> [YOUR GOAL]: Extract each record and reproduce it exactly.

Rows from a dataset of charts and code

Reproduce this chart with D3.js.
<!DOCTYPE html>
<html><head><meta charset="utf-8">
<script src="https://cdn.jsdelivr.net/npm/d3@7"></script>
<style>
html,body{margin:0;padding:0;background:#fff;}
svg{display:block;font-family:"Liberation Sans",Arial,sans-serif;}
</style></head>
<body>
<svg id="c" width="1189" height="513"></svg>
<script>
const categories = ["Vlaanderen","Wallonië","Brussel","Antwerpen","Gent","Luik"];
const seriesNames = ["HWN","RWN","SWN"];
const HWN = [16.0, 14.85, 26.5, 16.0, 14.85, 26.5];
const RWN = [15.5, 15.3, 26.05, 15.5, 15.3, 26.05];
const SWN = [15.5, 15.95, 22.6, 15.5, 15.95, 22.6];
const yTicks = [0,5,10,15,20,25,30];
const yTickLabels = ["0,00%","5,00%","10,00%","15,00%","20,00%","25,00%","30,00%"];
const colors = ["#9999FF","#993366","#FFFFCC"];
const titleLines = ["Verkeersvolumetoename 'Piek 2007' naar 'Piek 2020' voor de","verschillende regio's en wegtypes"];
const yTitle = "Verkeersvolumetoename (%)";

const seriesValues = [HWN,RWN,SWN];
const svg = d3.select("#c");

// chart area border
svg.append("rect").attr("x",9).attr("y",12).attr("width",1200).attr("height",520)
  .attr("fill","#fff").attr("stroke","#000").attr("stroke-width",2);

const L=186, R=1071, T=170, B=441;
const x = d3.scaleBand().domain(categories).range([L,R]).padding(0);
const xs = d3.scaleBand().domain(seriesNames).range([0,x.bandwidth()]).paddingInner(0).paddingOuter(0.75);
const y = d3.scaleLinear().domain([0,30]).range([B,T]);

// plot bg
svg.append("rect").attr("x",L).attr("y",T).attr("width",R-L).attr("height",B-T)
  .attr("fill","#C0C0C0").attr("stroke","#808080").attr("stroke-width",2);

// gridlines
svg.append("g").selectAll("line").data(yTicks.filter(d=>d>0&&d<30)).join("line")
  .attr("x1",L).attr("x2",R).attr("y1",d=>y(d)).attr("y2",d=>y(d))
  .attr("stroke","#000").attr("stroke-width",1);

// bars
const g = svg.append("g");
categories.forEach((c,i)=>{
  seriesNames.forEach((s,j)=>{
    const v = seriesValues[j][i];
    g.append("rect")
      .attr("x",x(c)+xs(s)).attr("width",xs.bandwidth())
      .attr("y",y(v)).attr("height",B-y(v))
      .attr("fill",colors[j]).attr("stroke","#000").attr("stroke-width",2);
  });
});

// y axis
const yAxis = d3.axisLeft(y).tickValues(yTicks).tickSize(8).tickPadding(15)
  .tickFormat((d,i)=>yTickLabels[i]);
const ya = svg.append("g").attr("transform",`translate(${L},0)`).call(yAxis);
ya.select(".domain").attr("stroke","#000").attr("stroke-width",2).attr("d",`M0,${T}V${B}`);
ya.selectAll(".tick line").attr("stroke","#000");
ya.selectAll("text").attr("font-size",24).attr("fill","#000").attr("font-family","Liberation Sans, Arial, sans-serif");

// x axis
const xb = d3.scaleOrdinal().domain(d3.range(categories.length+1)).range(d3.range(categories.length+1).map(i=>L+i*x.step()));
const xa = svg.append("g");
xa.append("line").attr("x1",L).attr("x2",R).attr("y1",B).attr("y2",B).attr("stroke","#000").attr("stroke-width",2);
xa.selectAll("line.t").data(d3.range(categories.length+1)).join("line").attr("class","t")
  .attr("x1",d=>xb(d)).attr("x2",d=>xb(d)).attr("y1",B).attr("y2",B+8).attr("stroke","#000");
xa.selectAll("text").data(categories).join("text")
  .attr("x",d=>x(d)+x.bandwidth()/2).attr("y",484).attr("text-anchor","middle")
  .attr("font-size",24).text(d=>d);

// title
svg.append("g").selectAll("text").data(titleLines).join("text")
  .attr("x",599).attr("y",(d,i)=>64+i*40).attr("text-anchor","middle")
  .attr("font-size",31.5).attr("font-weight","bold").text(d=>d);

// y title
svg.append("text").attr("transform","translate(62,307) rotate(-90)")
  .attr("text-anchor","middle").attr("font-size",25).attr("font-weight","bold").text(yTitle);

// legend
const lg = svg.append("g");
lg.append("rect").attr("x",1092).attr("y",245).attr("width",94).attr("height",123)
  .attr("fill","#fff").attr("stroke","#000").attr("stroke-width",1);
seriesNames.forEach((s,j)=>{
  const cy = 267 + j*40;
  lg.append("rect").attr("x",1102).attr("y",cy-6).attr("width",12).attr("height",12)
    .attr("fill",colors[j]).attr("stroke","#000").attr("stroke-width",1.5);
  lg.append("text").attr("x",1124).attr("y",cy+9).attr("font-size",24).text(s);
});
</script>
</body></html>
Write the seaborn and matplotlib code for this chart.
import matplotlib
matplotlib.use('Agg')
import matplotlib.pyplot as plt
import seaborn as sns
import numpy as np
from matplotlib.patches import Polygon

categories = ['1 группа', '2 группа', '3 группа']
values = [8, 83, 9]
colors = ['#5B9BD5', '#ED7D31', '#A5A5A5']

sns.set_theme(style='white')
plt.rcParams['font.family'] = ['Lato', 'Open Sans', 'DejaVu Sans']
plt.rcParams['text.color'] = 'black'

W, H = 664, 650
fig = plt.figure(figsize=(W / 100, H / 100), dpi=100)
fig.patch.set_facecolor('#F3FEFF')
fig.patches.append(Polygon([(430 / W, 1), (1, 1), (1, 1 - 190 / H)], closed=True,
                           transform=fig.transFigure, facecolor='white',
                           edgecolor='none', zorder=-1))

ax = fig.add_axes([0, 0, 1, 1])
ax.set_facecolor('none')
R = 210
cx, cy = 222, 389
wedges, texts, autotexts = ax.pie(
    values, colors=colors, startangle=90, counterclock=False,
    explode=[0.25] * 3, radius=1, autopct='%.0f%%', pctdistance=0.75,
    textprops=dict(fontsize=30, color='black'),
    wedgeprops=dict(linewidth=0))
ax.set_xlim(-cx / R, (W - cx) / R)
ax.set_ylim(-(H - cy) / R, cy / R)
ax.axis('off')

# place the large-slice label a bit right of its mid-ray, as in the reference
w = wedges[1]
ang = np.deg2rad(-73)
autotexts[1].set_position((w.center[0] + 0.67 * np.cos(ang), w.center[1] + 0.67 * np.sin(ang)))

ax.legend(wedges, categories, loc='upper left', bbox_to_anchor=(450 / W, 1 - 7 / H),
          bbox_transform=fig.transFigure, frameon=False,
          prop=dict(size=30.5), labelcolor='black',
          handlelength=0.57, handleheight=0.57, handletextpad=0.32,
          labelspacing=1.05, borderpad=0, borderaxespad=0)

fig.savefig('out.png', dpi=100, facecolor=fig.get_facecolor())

> [CORRECT OUTPUT]:
Reproduce this chart with D3.js.
<!DOCTYPE html>
<html><head><meta charset="utf-8">
<script src="https://cdn.jsdelivr.net/npm/d3@7"></script>
<style>
html,body{margin:0;padding:0;background:#fff;}
svg{display:block;font-family:"Liberation Sans",Arial,sans-serif;}
</style></head>
<body>
<svg id="c" width="1189" height="513"></svg>
<script>
const categories = ["Vlaanderen","Wallonië","Brussel","Antwerpen","Gent","Luik"];
const seriesNames = ["HWN","RWN","SWN"];
const HWN = [16.0, 14.85, 26.5, 16.0, 14.85, 26.5];
const RWN = [15.5, 15.3, 26.05, 15.5, 15.3, 26.05];
const SWN = [15.5, 15.95, 22.6, 15.5, 15.95, 22.6];
const yTicks = [0,5,10,15,20,25,30];
const yTickLabels = ["0,00%","5,00%","10,00%","15,00%","20,00%","25,00%","30,00%"];
const colors = ["#9999FF","#993366","#FFFFCC"];
const titleLines = ["Verkeersvolumetoename 'Piek 2007' naar 'Piek 2020' voor de","verschillende regio's en wegtypes"];
const yTitle = "Verkeersvolumetoename (%)";

const seriesValues = [HWN,RWN,SWN];
const svg = d3.select("#c");

// chart area border
svg.append("rect").attr("x",9).attr("y",12).attr("width",1200).attr("height",520)
  .attr("fill","#fff").attr("stroke","#000").attr("stroke-width",2);

const L=186, R=1071, T=170, B=441;
const x = d3.scaleBand().domain(categories).range([L,R]).padding(0);
const xs = d3.scaleBand().domain(seriesNames).range([0,x.bandwidth()]).paddingInner(0).paddingOuter(0.75);
const y = d3.scaleLinear().domain([0,30]).range([B,T]);

// plot bg
svg.append("rect").attr("x",L).attr("y",T).attr("width",R-L).attr("height",B-T)
  .attr("fill","#C0C0C0").attr("stroke","#808080").attr("stroke-width",2);

// gridlines
svg.append("g").selectAll("line").data(yTicks.filter(d=>d>0&&d<30)).join("line")
  .attr("x1",L).attr("x2",R).attr("y1",d=>y(d)).attr("y2",d=>y(d))
  .attr("stroke","#000").attr("stroke-width",1);

// bars
const g = svg.append("g");
categories.forEach((c,i)=>{
  seriesNames.forEach((s,j)=>{
    const v = seriesValues[j][i];
    g.append("rect")
      .attr("x",x(c)+xs(s)).attr("width",xs.bandwidth())
      .attr("y",y(v)).attr("height",B-y(v))
      .attr("fill",colors[j]).attr("stroke","#000").attr("stroke-width",2);
  });
});

// y axis
const yAxis = d3.axisLeft(y).tickValues(yTicks).tickSize(8).tickPadding(15)
  .tickFormat((d,i)=>yTickLabels[i]);
const ya = svg.append("g").attr("transform",`translate(${L},0)`).call(yAxis);
ya.select(".domain").attr("stroke","#000").attr("stroke-width",2).attr("d",`M0,${T}V${B}`);
ya.selectAll(".tick line").attr("stroke","#000");
ya.selectAll("text").attr("font-size",24).attr("fill","#000").attr("font-family","Liberation Sans, Arial, sans-serif");

// x axis
const xb = d3.scaleOrdinal().domain(d3.range(categories.length+1)).range(d3.range(categories.length+1).map(i=>L+i*x.step()));
const xa = svg.append("g");
xa.append("line").attr("x1",L).attr("x2",R).attr("y1",B).attr("y2",B).attr("stroke","#000").attr("stroke-width",2);
xa.selectAll("line.t").data(d3.range(categories.length+1)).join("line").attr("class","t")
  .attr("x1",d=>xb(d)).attr("x2",d=>xb(d)).attr("y1",B).attr("y2",B+8).attr("stroke","#000");
xa.selectAll("text").data(categories).join("text")
  .attr("x",d=>x(d)+x.bandwidth()/2).attr("y",484).attr("text-anchor","middle")
  .attr("font-size",24).text(d=>d);

// title
svg.append("g").selectAll("text").data(titleLines).join("text")
  .attr("x",599).attr("y",(d,i)=>64+i*40).attr("text-anchor","middle")
  .attr("font-size",31.5).attr("font-weight","bold").text(d=>d);

// y title
svg.append("text").attr("transform","translate(62,307) rotate(-90)")
  .attr("text-anchor","middle").attr("font-size",25).attr("font-weight","bold").text(yTitle);

// legend
const lg = svg.append("g");
lg.append("rect").attr("x",1092).attr("y",245).attr("width",94).attr("height",123)
  .attr("fill","#fff").attr("stroke","#000").attr("stroke-width",1);
seriesNames.forEach((s,j)=>{
  const cy = 267 + j*40;
  lg.append("rect").attr("x",1102).attr("y",cy-6).attr("width",12).attr("height",12)
    .attr("fill",colors[j]).attr("stroke","#000").attr("stroke-width",1.5);
  lg.append("text").attr("x",1124).attr("y",cy+9).attr("font-size",24).text(s);
});
</script>
</body></html>
Write the seaborn and matplotlib code for this chart.
import matplotlib
matplotlib.use('Agg')
import matplotlib.pyplot as plt
import seaborn as sns
import numpy as np
from matplotlib.patches import Polygon

categories = ['1 группа', '2 группа', '3 группа']
values = [8, 83, 9]
colors = ['#5B9BD5', '#ED7D31', '#A5A5A5']

sns.set_theme(style='white')
plt.rcParams['font.family'] = ['Lato', 'Open Sans', 'DejaVu Sans']
plt.rcParams['text.color'] = 'black'

W, H = 664, 650
fig = plt.figure(figsize=(W / 100, H / 100), dpi=100)
fig.patch.set_facecolor('#F3FEFF')
fig.patches.append(Polygon([(430 / W, 1), (1, 1), (1, 1 - 190 / H)], closed=True,
                           transform=fig.transFigure, facecolor='white',
                           edgecolor='none', zorder=-1))

ax = fig.add_axes([0, 0, 1, 1])
ax.set_facecolor('none')
R = 210
cx, cy = 222, 389
wedges, texts, autotexts = ax.pie(
    values, colors=colors, startangle=90, counterclock=False,
    explode=[0.25] * 3, radius=1, autopct='%.0f%%', pctdistance=0.75,
    textprops=dict(fontsize=30, color='black'),
    wedgeprops=dict(linewidth=0))
ax.set_xlim(-cx / R, (W - cx) / R)
ax.set_ylim(-(H - cy) / R, cy / R)
ax.axis('off')

# place the large-slice label a bit right of its mid-ray, as in the reference
w = wedges[1]
ang = np.deg2rad(-73)
autotexts[1].set_position((w.center[0] + 0.67 * np.cos(ang), w.center[1] + 0.67 * np.sin(ang)))

ax.legend(wedges, categories, loc='upper left', bbox_to_anchor=(450 / W, 1 - 7 / H),
          bbox_transform=fig.transFigure, frameon=False,
          prop=dict(size=30.5), labelcolor='black',
          handlelength=0.57, handleheight=0.57, handletextpad=0.32,
          labelspacing=1.05, borderpad=0, borderaxespad=0)

fig.savefig('out.png', dpi=100, facecolor=fig.get_facecolor())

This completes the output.